A Canadian Reader Says New York's Non-Assimilation Problem Is Low Wages, Not Culture; Matthew Richer Replies; etc.

From: Bruce J. Wellington (e-mail him)

Re: Matthew Richer's Column: Escape From New York—Into America

Richer's column about escaping New York resonated true and painted the city's troublesome picture well.

But I quarrel with certain passages from Richer:

 "If living in New York has taught me anything, then, it is the myth of Hispanic assimilation.  Puerto Ricans, many of whom have lived in New York for generations, plant their Puerto Rican flags on everything—front lawns, cars, clothing, luggage—you name it."

Richer's interpretation of Hispanics as racists who are unlikely to assimilate overlooks the fact that their problem is poverty and not anti-American sentiment. Therein lies the problem with "cultural" arguments against immigration.

When Hong Kong and Singapore developed economically, the entire society moved up to higher value-added jobs. As a result, the cities some time ago arrived at Western standards of income despite being Third World islands in distant oceans.

What happened is that workers moved around, trained and re-trained others thus causing a domino effect in their labor markets that reached all the way down to society's bottom rung.

This philosophy is referred to as the "Knowledge Economy," moving up to better jobs, a concept that escaped Richer.

Western cities should be the same: symbolic islands of advanced economies and social conditions.

However the Western economic paradigm is immigration which keeps employment markets soft and prevents this economic progress.

Without immigration, New York should have moved up economically long ago while possibly contracting in size.

In Toronto, some estimate that a truly tight labor market that would result if there were no immigration would increase wages at the bottom some $5 an hour, or possibly as much as $10,000 a year.

In the end, as Richer should acknowledge, the problem in New York is wages, not culture.

Wellington is a Toronto-based activist who has worked on immigration issues for nearly two decades.

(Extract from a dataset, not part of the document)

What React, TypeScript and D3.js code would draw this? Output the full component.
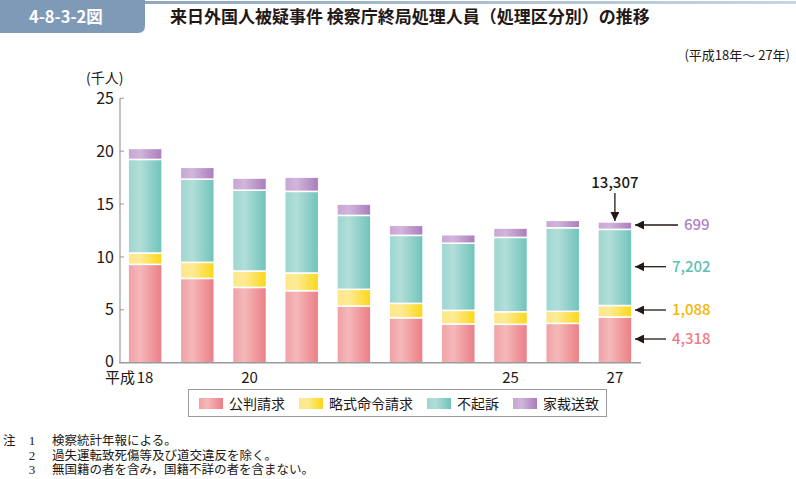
import React from "react";
import * as d3 from "d3";

const years = ["18", "19", "20", "21", "22", "23", "24", "25", "26", "27"];
const yearLabels = ["18", "", "20", "", "", "", "", "25", "", "27"];
const kohan = [9.3, 7.97, 7.12, 6.81, 5.36, 4.25, 3.66, 3.63, 3.72, 4.318];
const ryakushiki = [1.07, 1.52, 1.55, 1.67, 1.58, 1.36, 1.29, 1.19, 1.14, 1.088];
const fukiso = [8.85, 7.87, 7.65, 7.72, 6.99, 6.43, 6.35, 7.03, 7.9, 7.202];
const kasai = [1.04, 1.11, 1.14, 1.35, 1.07, 0.95, 0.8, 0.88, 0.7, 0.699];
const seriesNames = ["公判請求", "略式命令請求", "不起訴", "家裁送致"];
const yTicks = [0, 5, 10, 15, 20, 25];
const lastLabels = ["4,318", "1,088", "7,202", "699"];
const totalLabel = "13,307";
const notes = [
  "検察統計年報による。",
  "過失運転致死傷等及び道交違反を除く。",
  "無国籍の者を含み，国籍不詳の者を含まない。",
];

const gradStops = [
  ["#f0a0a5", "#f5b8b9", "#eb7d85"],
  ["#fde68a", "#fdeb94", "#fbd716"],
  ["#9dd6cf", "#b2ded9", "#6ec3ba"],
  ["#c7a5d3", "#d1b5db", "#a97cbc"],
];
const textColors = ["#ee7c86", "#f6b500", "#5dbfb5", "#b07fc1"];
const FONT = "'Noto Sans CJK JP', 'Noto Sans', sans-serif";

export default function App() {
  const x = d3
    .scaleBand<string>()
    .domain(years)
    .range([119, 641])
    .paddingInner(0.35)
    .paddingOuter(0.175);
  const y = d3.scaleLinear().domain([0, 25]).range([362.7, 98.3]);

  const table = years.map((yr, i) => ({
    year: yr,
    v0: kohan[i],
    v1: ryakushiki[i],
    v2: fukiso[i],
    v3: kasai[i],
  }));
  const stack = d3.stack<any>().keys(["v0", "v1", "v2", "v3"])(table);

  const last = years[years.length - 1];
  const lastCx = (x(last) as number) + x.bandwidth() / 2;
  const lastSeg = stack.map((s) => s[s.length - 1]);
  const labelYs = [339, 310, 266.7, 225];

  return (
    <div style={{ position: "absolute", left: 0, top: 0 }}>
      <svg width={796} height={479} style={{ display: "block", fontFamily: FONT }}>
        <defs>
          {gradStops.map((g, i) => (
            <linearGradient key={i} id={`g${i}`} x1="0" x2="1" y1="0" y2="0">
              <stop offset="0" stopColor={g[0]} />
              <stop offset="0.35" stopColor={g[1]} />
              <stop offset="1" stopColor={g[2]} />
            </linearGradient>
          ))}
          <linearGradient id="topline" x1="0" x2="1" y1="0" y2="0">
            <stop offset="0" stopColor="#8ea6bf" />
            <stop offset="1" stopColor="#c9d5e1" />
          </linearGradient>
          <marker id="ah" viewBox="0 0 10 10" refX="10" refY="5" markerWidth="9" markerHeight="9" markerUnits="userSpaceOnUse" orient="auto">
            <path d="M0,0 L10,5 L0,10 z" fill="#231815" />
          </marker>
        </defs>

        {/* header */}
        <rect x={145} y={1} width={651} height={3} fill="url(#topline)" />
        <path d="M0,0 H145 V26 Q145,33 138,33 H0 Z" fill="#7f9ab6" />
        <text x={29} y={22.5} fill="#fff" fontSize={16.5} fontWeight={700}>
          4-8-3-2図
        </text>
        <text x={170} y={23} fill="#231815" fontSize={17} fontWeight={700}>
          来日外国人被疑事件 検察庁終局処理人員（処理区分別）の推移
        </text>
        <text x={790} y={60} textAnchor="end" fill="#231815" fontSize={13}>
          (平成18年～ 27年)
        </text>

        {/* y axis */}
        <text x={86} y={83} fill="#231815" fontSize={14}>
          (千人)
        </text>
        <line x1={120} x2={120} y1={y(25)} y2={y(0)} stroke="#9a9a9a" strokeWidth={1.2} />
        {yTicks.map((t) => (
          <g key={t}>
            <line x1={120} x2={124} y1={y(t)} y2={y(t)} stroke="#9a9a9a" strokeWidth={1} />
            <text x={114} y={t === 0 ? y(t) - 1.5 : y(t)} dy="0.35em" textAnchor="end" fontSize={16} fill="#231815">
              {t}
            </text>
          </g>
        ))}

        {/* bars */}
        {stack.map((s, si) => (
          <g key={si}>
            {s.map((d, i) => (
              <rect
                key={i}
                x={x(years[i])}
                width={x.bandwidth()}
                y={y(d[1])}
                height={y(d[0]) - y(d[1])}
                fill={`url(#g${si})`}
                stroke="#fff"
                strokeWidth={1.5}
              />
            ))}
          </g>
        ))}
        <line x1={119} x2={641} y1={y(0)} y2={y(0)} stroke="#9a9a9a" strokeWidth={1.5} />

        {/* x labels */}
        {years.map((yr, i) =>
          yearLabels[i] ? (
            <text
              key={yr}
              x={(x(yr) as number) + x.bandwidth() / 2}
              y={382.5}
              textAnchor="middle"
              fontSize={15}
              fill="#231815"
            >
              {yearLabels[i]}
            </text>
          ) : null
        )}
        <text x={135} y={382.5} textAnchor="end" fontSize={15} fill="#231815">
          平成
        </text>

        {/* annotations */}
        <text x={lastCx} y={188} textAnchor="middle" fontSize={15} fontWeight={500} fill="#231815">
          {totalLabel}
        </text>
        <line
          x1={lastCx}
          x2={lastCx}
          y1={193}
          y2={y(lastSeg[3][1]) - 1}
          stroke="#231815"
          strokeWidth={1.3}
          markerEnd="url(#ah)"
        />
        {lastLabels.map((lab, i) => (
          <g key={i}>
            <line
              x1={i === 3 ? 678 : 666}
              x2={635}
              y1={labelYs[i]}
              y2={labelYs[i]}
              stroke="#231815"
              strokeWidth={1.3}
              markerEnd="url(#ah)"
            />
            <text
              x={i === 3 ? 684 : 672}
              y={labelYs[i]}
              dy="0.36em"
              fontSize={15}
              fontWeight={500}
              fill={textColors[i]}
            >
              {lab}
            </text>
          </g>
        ))}

        {/* legend */}
        <rect x={188.5} y={389.5} width={418} height={27} fill="#fff" stroke="#9a9a9a" strokeWidth={1} />
        {seriesNames.map((n, i) => {
          const lx = [199, 299, 427, 513][i];
          return (
            <g key={n}>
              <rect x={lx} y={398} width={24} height={11} fill={`url(#g${i})`} />
              <text x={lx + 30} y={403.5} dy="0.36em" fontSize={14} fill="#231815">
                {n}
              </text>
            </g>
          );
        })}

        {/* notes */}
        <text x={3} y={445} fontSize={12.5} fill="#231815">
          注
        </text>
        {notes.map((n, i) => (
          <g key={i} fontSize={12.5} fill="#231815">
            <text x={32} y={445 + i * 14.5} textAnchor="middle" fontFamily="'Liberation Serif', serif" fontSize={13}>
              {i + 1}
            </text>
            <text x={52} y={445 + i * 14.5}>
              {n}
            </text>
          </g>
        ))}
      </svg>
    </div>
  );
}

His previous letter about Canada's immigration problems is here.

Matthew Richer replies: I disagree with Wellington's "culture does not matter" argument which we hear a lot from Libertarians. There's no reason to believe that economic security for Hispanics will translate into cultural assimilation.

First, Wellington assumes that the Hispanics and Puerto Ricans I wrote about are all poor. But that's not what I wrote because it isn't true.

In New York, you see plenty of fancy cars adorned with Puerto Rican flags. And there are many Hispanic celebrities, such as Jennifer Lopez, who participate in the annual Puerto Rican Day Parade.

Supreme Court Justice Sonia Sotomayor isn't poor. But her Ivy League education and high standard of living haven't prevented Sotomayor from displaying an obvious animus toward white America.

What about Sotomayor's colleagues in the Puerto Rican Legal Defense Fund or the National Council of La Raza, two aggressively anti-American organizations?

The 2005 Democratic nominee for New York Mayor was Bronx Borough President Fernando Ferrer, a very wealthy man but also a diehard Puerto Rican nationalist. 

The Libertarian argument that culture does not matter is simply an abstract fantasy. As George Borjas says, ethnicity matters, and it matters for a very long time.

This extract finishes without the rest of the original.